(Data items)

----

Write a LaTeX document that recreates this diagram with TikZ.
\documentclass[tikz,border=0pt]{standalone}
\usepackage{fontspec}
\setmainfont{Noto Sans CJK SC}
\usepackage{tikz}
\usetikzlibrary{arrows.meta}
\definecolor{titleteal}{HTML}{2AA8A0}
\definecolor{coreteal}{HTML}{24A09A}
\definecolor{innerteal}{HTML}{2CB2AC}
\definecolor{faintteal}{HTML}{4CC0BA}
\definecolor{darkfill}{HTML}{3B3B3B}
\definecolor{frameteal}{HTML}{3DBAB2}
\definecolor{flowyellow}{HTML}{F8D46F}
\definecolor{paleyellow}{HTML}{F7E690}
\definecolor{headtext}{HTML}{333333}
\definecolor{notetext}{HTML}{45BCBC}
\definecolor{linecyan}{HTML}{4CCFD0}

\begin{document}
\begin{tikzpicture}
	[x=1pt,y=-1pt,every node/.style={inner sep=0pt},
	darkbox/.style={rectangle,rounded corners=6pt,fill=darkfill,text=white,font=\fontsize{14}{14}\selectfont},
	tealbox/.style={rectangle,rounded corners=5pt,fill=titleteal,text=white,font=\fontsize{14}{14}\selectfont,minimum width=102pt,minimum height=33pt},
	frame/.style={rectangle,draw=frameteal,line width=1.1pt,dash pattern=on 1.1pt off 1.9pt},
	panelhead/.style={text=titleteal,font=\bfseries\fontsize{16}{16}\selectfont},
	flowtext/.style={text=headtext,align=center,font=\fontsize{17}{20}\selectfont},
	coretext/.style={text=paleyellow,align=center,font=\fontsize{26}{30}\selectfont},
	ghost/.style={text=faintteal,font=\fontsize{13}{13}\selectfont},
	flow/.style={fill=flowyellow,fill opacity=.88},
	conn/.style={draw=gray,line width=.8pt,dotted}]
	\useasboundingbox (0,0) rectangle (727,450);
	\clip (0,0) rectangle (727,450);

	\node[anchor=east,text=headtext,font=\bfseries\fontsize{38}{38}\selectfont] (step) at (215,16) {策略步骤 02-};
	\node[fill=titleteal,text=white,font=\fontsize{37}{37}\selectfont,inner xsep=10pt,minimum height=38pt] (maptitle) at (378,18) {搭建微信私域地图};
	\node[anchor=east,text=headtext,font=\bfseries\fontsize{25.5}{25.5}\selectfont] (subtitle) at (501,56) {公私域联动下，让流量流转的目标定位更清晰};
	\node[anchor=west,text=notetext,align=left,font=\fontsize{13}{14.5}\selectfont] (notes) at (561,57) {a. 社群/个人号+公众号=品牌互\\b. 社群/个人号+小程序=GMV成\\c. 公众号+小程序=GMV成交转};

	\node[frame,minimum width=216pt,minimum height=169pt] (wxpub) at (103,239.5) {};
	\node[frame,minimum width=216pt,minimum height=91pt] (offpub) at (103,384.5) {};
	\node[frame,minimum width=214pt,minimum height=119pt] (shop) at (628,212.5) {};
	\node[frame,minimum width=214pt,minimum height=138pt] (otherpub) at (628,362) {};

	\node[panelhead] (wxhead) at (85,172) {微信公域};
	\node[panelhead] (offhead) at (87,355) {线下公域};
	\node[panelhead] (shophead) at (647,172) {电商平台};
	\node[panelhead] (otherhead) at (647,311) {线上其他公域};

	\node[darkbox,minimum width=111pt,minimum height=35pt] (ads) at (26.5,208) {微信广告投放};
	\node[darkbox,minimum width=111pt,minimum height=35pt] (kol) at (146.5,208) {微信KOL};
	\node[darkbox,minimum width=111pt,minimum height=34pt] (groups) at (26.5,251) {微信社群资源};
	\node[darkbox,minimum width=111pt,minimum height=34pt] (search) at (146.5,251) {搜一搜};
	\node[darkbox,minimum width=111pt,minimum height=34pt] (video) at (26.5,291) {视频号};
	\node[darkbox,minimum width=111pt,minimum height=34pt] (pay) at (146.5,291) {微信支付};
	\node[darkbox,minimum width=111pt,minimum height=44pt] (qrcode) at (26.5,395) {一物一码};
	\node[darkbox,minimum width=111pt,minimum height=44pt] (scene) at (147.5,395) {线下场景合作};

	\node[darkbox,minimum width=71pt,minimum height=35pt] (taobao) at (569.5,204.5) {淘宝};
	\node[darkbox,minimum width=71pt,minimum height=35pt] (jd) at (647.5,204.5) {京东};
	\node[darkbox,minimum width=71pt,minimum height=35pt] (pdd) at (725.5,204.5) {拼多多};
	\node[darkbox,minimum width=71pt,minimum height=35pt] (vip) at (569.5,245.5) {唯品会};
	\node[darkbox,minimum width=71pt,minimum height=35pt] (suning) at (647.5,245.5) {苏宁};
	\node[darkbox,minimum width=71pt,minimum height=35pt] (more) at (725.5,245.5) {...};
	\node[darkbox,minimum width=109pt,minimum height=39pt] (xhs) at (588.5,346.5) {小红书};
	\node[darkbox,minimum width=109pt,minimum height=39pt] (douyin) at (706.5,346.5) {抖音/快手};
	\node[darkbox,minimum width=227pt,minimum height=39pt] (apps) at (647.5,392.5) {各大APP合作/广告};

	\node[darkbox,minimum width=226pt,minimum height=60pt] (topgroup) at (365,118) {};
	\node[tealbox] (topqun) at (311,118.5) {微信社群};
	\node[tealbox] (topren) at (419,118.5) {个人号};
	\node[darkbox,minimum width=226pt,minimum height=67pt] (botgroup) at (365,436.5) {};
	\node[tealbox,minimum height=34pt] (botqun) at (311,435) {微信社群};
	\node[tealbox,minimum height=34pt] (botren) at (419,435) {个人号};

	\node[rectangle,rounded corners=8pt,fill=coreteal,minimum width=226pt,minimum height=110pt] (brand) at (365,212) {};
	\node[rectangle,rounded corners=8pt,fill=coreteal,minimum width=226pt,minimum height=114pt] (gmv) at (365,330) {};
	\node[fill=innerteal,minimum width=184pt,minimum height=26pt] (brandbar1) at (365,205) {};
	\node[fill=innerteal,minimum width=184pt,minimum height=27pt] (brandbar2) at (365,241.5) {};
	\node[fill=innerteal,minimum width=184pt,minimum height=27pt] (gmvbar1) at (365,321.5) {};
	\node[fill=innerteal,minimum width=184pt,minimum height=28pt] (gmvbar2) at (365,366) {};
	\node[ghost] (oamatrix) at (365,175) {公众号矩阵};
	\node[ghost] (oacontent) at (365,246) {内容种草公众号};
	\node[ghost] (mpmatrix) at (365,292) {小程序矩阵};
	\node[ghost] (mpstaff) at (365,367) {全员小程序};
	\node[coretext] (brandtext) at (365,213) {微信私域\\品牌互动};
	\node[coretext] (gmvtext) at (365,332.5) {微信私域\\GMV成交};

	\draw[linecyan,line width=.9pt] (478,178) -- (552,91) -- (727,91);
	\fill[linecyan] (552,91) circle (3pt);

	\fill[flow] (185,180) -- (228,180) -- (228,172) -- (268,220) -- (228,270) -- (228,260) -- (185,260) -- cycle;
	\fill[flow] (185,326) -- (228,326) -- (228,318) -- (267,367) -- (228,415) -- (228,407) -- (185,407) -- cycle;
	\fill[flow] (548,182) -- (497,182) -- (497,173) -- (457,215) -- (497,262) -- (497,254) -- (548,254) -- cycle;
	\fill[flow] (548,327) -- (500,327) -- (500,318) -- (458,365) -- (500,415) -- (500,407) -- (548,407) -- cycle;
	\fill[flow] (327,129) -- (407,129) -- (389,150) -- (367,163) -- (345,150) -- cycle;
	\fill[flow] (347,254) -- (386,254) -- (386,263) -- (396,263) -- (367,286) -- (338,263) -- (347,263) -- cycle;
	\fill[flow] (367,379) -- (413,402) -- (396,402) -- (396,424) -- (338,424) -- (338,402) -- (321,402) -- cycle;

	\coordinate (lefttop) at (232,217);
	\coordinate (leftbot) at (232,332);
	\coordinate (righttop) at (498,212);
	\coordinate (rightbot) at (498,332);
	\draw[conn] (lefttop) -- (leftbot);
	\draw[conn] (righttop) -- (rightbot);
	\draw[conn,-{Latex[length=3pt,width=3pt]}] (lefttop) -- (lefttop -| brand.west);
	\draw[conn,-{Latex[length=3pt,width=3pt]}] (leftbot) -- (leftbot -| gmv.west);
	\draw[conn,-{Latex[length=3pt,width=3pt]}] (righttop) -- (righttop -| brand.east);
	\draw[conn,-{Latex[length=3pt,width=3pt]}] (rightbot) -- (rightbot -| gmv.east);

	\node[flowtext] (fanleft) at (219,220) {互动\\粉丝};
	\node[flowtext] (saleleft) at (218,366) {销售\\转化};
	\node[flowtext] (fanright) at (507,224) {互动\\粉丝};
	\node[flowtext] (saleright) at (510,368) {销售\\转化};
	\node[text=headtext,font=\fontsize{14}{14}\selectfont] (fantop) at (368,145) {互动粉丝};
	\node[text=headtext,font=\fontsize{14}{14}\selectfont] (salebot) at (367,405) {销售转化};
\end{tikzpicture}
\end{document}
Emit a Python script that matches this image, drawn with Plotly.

----

Out of the material above, gather each line where "with" appears.

[RESULT OF THIS TASK]
Write a LaTeX document that recreates this diagram with TikZ.
Emit a Python script that matches this image, drawn with Plotly.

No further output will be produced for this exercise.